▶

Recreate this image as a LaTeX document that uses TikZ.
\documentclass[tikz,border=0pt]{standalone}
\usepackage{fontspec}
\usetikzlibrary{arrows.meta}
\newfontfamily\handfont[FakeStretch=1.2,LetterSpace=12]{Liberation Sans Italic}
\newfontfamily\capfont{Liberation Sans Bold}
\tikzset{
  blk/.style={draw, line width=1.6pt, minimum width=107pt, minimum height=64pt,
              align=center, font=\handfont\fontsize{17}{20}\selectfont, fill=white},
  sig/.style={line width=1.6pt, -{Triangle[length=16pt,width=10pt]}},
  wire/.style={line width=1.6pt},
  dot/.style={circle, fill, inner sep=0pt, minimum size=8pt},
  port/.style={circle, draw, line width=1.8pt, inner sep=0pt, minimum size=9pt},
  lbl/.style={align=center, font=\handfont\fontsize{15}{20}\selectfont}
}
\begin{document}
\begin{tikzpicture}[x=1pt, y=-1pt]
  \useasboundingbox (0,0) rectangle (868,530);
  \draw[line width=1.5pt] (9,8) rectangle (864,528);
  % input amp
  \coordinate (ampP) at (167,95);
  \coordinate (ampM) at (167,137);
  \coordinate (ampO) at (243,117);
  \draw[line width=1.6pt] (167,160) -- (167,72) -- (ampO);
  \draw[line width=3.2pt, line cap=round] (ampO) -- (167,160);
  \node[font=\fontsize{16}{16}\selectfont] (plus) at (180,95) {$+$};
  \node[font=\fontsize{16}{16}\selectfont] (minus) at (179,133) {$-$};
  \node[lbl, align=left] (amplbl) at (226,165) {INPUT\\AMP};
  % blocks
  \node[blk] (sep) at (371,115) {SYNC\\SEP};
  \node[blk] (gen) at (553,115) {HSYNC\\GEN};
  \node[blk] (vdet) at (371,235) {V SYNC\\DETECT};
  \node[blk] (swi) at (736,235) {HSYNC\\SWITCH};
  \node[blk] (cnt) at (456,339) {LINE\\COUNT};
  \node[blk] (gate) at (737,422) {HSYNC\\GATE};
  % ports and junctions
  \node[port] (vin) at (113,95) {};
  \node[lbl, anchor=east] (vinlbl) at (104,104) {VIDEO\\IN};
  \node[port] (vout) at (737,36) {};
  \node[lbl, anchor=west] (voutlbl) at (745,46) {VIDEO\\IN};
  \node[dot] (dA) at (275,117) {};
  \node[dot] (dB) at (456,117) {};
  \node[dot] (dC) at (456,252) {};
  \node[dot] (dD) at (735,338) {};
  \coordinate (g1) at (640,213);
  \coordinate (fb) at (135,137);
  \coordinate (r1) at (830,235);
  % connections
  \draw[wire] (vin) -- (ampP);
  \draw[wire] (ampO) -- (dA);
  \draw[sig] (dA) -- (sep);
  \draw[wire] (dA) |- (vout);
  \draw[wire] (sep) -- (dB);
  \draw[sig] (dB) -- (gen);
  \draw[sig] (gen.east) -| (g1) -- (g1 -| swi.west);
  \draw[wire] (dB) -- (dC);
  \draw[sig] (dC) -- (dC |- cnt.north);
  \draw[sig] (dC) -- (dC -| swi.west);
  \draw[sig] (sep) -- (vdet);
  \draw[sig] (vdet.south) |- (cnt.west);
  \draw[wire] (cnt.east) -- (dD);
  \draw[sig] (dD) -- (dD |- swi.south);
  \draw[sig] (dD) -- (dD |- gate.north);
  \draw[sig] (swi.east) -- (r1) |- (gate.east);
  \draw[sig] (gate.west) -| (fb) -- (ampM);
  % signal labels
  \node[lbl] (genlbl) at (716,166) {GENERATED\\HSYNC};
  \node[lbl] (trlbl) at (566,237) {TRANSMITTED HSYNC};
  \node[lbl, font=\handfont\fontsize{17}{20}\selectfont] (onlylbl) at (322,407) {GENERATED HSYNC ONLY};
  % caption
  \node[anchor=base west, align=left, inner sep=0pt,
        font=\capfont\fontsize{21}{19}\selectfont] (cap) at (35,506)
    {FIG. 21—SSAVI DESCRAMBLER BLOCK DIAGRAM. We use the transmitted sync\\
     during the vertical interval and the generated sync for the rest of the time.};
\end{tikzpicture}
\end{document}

◀

_Problem details_
Set every line of the listing down word for word.

_Output of the task_
Recreate this image as a LaTeX document that uses TikZ.
\documentclass[tikz,border=0pt]{standalone}
\usepackage{fontspec}
\usetikzlibrary{arrows.meta}
\newfontfamily\handfont[FakeStretch=1.2,LetterSpace=12]{Liberation Sans Italic}
\newfontfamily\capfont{Liberation Sans Bold}
\tikzset{
  blk/.style={draw, line width=1.6pt, minimum width=107pt, minimum height=64pt,
              align=center, font=\handfont\fontsize{17}{20}\selectfont, fill=white},
  sig/.style={line width=1.6pt, -{Triangle[length=16pt,width=10pt]}},
  wire/.style={line width=1.6pt},
  dot/.style={circle, fill, inner sep=0pt, minimum size=8pt},
  port/.style={circle, draw, line width=1.8pt, inner sep=0pt, minimum size=9pt},
  lbl/.style={align=center, font=\handfont\fontsize{15}{20}\selectfont}
}
\begin{document}
\begin{tikzpicture}[x=1pt, y=-1pt]
  \useasboundingbox (0,0) rectangle (868,530);
  \draw[line width=1.5pt] (9,8) rectangle (864,528);
  % input amp
  \coordinate (ampP) at (167,95);
  \coordinate (ampM) at (167,137);
  \coordinate (ampO) at (243,117);
  \draw[line width=1.6pt] (167,160) -- (167,72) -- (ampO);
  \draw[line width=3.2pt, line cap=round] (ampO) -- (167,160);
  \node[font=\fontsize{16}{16}\selectfont] (plus) at (180,95) {$+$};
  \node[font=\fontsize{16}{16}\selectfont] (minus) at (179,133) {$-$};
  \node[lbl, align=left] (amplbl) at (226,165) {INPUT\\AMP};
  % blocks
  \node[blk] (sep) at (371,115) {SYNC\\SEP};
  \node[blk] (gen) at (553,115) {HSYNC\\GEN};
  \node[blk] (vdet) at (371,235) {V SYNC\\DETECT};
  \node[blk] (swi) at (736,235) {HSYNC\\SWITCH};
  \node[blk] (cnt) at (456,339) {LINE\\COUNT};
  \node[blk] (gate) at (737,422) {HSYNC\\GATE};
  % ports and junctions
  \node[port] (vin) at (113,95) {};
  \node[lbl, anchor=east] (vinlbl) at (104,104) {VIDEO\\IN};
  \node[port] (vout) at (737,36) {};
  \node[lbl, anchor=west] (voutlbl) at (745,46) {VIDEO\\IN};
  \node[dot] (dA) at (275,117) {};
  \node[dot] (dB) at (456,117) {};
  \node[dot] (dC) at (456,252) {};
  \node[dot] (dD) at (735,338) {};
  \coordinate (g1) at (640,213);
  \coordinate (fb) at (135,137);
  \coordinate (r1) at (830,235);
  % connections
  \draw[wire] (vin) -- (ampP);
  \draw[wire] (ampO) -- (dA);
  \draw[sig] (dA) -- (sep);
  \draw[wire] (dA) |- (vout);
  \draw[wire] (sep) -- (dB);
  \draw[sig] (dB) -- (gen);
  \draw[sig] (gen.east) -| (g1) -- (g1 -| swi.west);
  \draw[wire] (dB) -- (dC);
  \draw[sig] (dC) -- (dC |- cnt.north);
  \draw[sig] (dC) -- (dC -| swi.west);
  \draw[sig] (sep) -- (vdet);
  \draw[sig] (vdet.south) |- (cnt.west);
  \draw[wire] (cnt.east) -- (dD);
  \draw[sig] (dD) -- (dD |- swi.south);
  \draw[sig] (dD) -- (dD |- gate.north);
  \draw[sig] (swi.east) -- (r1) |- (gate.east);
  \draw[sig] (gate.west) -| (fb) -- (ampM);
  % signal labels
  \node[lbl] (genlbl) at (716,166) {GENERATED\\HSYNC};
  \node[lbl] (trlbl) at (566,237) {TRANSMITTED HSYNC};
  \node[lbl, font=\handfont\fontsize{17}{20}\selectfont] (onlylbl) at (322,407) {GENERATED HSYNC ONLY};
  % caption
  \node[anchor=base west, align=left, inner sep=0pt,
        font=\capfont\fontsize{21}{19}\selectfont] (cap) at (35,506)
    {FIG. 21—SSAVI DESCRAMBLER BLOCK DIAGRAM. We use the transmitted sync\\
     during the vertical interval and the generated sync for the rest of the time.};
\end{tikzpicture}
\end{document}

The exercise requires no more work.